Bartimeo algo había oído sobre Jesús, un profeta que hacía andar a los cojos, sanaba los leprosos y daba vista a los ciegos. Pablo dirá luego en su carta a los romanos, que “la fe comienza por el oído”. 

No sabría muchas teologías, pero oyó un tumulto, le dijeron que pasaba Jesús de Nazaret y pensó que había llegado su ocasión. De ahí su grito, donde reúne la fe de un israelita: “Hijo de David” y su personal desventura: “Ten compasión de mí”. 

San Marcos anota que “muchos le regañaban para que se callara”. Pero de inmediato el Señor dice: “Llamadlo”. Y aquellos que le reñían comprenden que ese enfermo es importante para el Maestro. Entonces cambian de actitud: “Ánimo, levántate que te llama”.

El ciego hace luego dos cosas que denotan desmesurada confianza: Suelta el manto. Alguien podría robárselo. Y de un salto se acerca al Señor. Él le pregunta: “¿Qué quieres que haga por ti?”. El enfermo responde: “Que yo pueda ver”. Y Jesús lo cura de inmediato.

En la catequesis tradicional se repetía: “Teme a Jesús cuando pasa”. Pero en este pasaje comprendemos que la cercanía del Señor no es asunto de miedo, sino de confianza. 

Mientras los oftalmólogos nos hablan de miopía y de otros achaques, alguien ha definido la fe como la capacidad de “ver más hondo, más alto y más lejos”.

Valdría entonces un examen sobre nuestra ceguera de corazón, de la cual habla san Pablo a los efesios. Y sobre los deseos que alientan febrilmente en nuestro interior. 

Cecilia Böhl de Faber, escritora española del siglo XIX, nos dejó un cuento sobre una pareja de ancianos que suspiraba diariamente por mejorar su situación. Sin embargo, por su bajeza de miras, una hada buena no pudo auxiliarlos. 

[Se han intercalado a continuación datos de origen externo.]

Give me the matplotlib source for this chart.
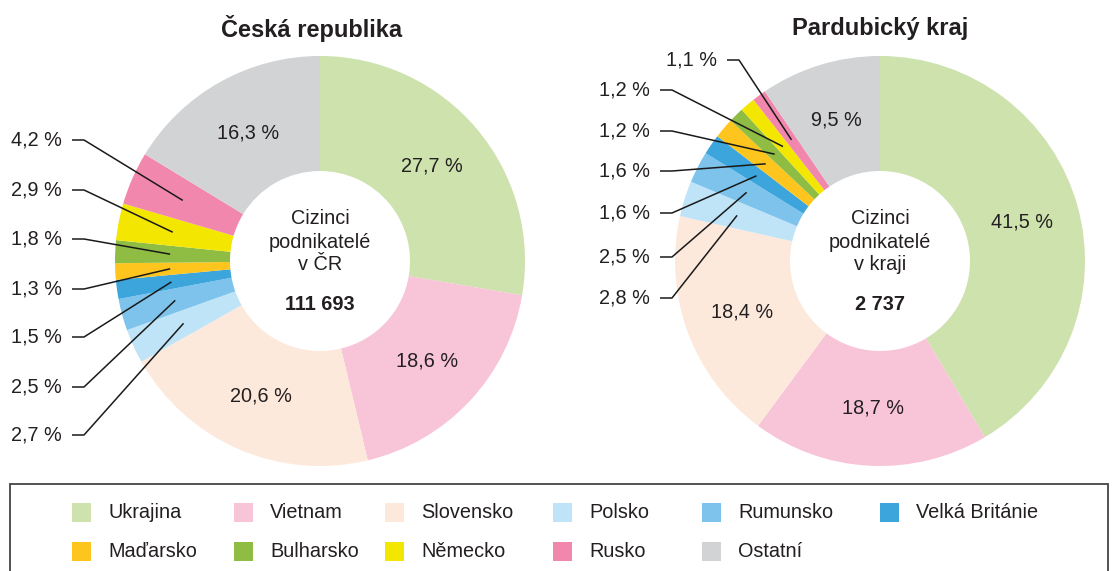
import numpy as np
import matplotlib
matplotlib.use("Agg")
import matplotlib.pyplot as plt
from matplotlib.patches import Rectangle

# ---------------- data ----------------
categories = ["Ukrajina", "Vietnam", "Slovensko", "Polsko", "Rumunsko", "Velká Británie",
              "Maďarsko", "Bulharsko", "Německo", "Rusko", "Ostatní"]
colors = ["#cde2ad", "#f8c4d8", "#fde9dc", "#bfe3f7", "#7dc3eb", "#3ba5dc",
          "#fec51e", "#8fbc43", "#f3e600", "#f287ad", "#d1d3d4"]
cr_values = [27.7, 18.6, 20.6, 2.7, 2.5, 1.5, 1.3, 1.8, 2.9, 4.2, 16.3]
pk_values = [41.5, 18.7, 18.4, 2.8, 2.5, 1.6, 1.6, 1.2, 1.2, 1.1, 9.5]
titles = ["Česká republika", "Pardubický kraj"]
center_lines = [["Cizinci", "podnikatelé", "v ČR"], ["Cizinci", "podnikatelé", "v kraji"]]
totals = ["111 693", "2 737"]

# ---------------- layout (pixels) ----------------
W, H = 1115, 571
TXT = "#231f20"
FS = 14.3
centers = [(320, 261), (880, 261)]
R_OUT, R_IN = 205, 90
R_LAB = 147
inner_idx = [0, 1, 2, 10]
outer_idx = [9, 8, 7, 6, 5, 4, 3]          # from top to bottom
ext_x = [62, 650]
ext_y = [[140, 190, 239, 289, 337, 387, 435],
         [90, 90, 131, 171, 213, 257, 298]]
ext_x_override = {(1, 0): (717, 60)}        # first right label sits higher / further right

plt.rcParams['font.family'] = ['Liberation Sans', 'DejaVu Sans']
fig = plt.figure(figsize=(W / 100, H / 100), dpi=100)
ax = fig.add_axes([0, 0, 1, 1])


def Y(y):
    return H - y


def fmt(v):
    return f"{v:.1f}".replace(".", ",") + " %"


for k, vals in enumerate([cr_values, pk_values]):
    cx, cy = centers[k]
    ax.pie(vals, colors=colors, startangle=90, counterclock=False,
           radius=R_OUT, center=(cx, Y(cy)),
           wedgeprops=dict(width=R_OUT - R_IN, linewidth=0, antialiased=True),
           normalize=True)
    tot = sum(vals)
    cum = np.cumsum([0] + list(vals))
    mids = [90 - (cum[i] + vals[i] / 2) / tot * 360 for i in range(len(vals))]

    for i in inner_idx:
        a = np.deg2rad(mids[i])
        ax.text(cx + R_LAB * np.cos(a), Y(cy) + R_LAB * np.sin(a), fmt(vals[i]),
                ha="center", va="center", fontsize=FS, color=TXT)

    for j, i in enumerate(outer_idx):
        tx, ty = ext_x[k], ext_y[k][j]
        if (k, j) in ext_x_override:
            tx, ty = ext_x_override[(k, j)]
        a = np.deg2rad(mids[i])
        ex, ey = cx + 150 * np.cos(a), Y(cy) + 150 * np.sin(a)
        ax.text(tx, Y(ty), fmt(vals[i]), ha="right", va="center", fontsize=FS, color=TXT)
        ax.plot([tx + 10, tx + 22, ex], [Y(ty), Y(ty), ey], color="#1a1a1a", lw=1.1,
                solid_capstyle="butt")

    ax.text(cx - 8 if k == 0 else cx, Y(28), titles[k], ha="center", va="center",
            fontsize=17, fontweight="bold", color=TXT)
    for ln, yy in zip(center_lines[k], [219, 242, 265]):
        ax.text(cx, Y(yy), ln, ha="center", va="center", fontsize=FS, color=TXT)
    ax.text(cx, Y(304), totals[k], ha="center", va="center", fontsize=FS,
            fontweight="bold", color=TXT)

# ---------------- legend ----------------
ax.add_patch(Rectangle((10, Y(600)), 1098, 600 - 484, facecolor="none",
                       edgecolor="#444444", lw=1.3, clip_on=False))
col_x = [72, 234, 385, 553, 702, 880]
row_y = [512.5, 551.5]
for n, (name, c) in enumerate(zip(categories, colors)):
    r, cidx = divmod(n, 6)
    x0, y0 = col_x[cidx], row_y[r]
    ax.add_patch(Rectangle((x0, Y(y0) - 9.5), 19, 19, facecolor=c, edgecolor="none"))
    ax.text(x0 + 36, Y(y0), name, ha="left", va="center", fontsize=FS, color=TXT)

ax.set_xlim(0, W)
ax.set_ylim(0, H)
ax.set_aspect("auto")
ax.axis("off")
fig.savefig("out.png", dpi=100)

Nosotros podríamos aspirar a algo más. A ejemplo de Bartimeo, podríamos gritar: Mi deseo, Señor, es ver y verte. Que yo pueda evaluar, con sentido evangélico, mi dimensión religiosa y el valor de los bienes que me rodean. Que yo pueda contemplar esta mi vida que se esfuma veloz y el final que se acerca, sin que me tiemble el corazón.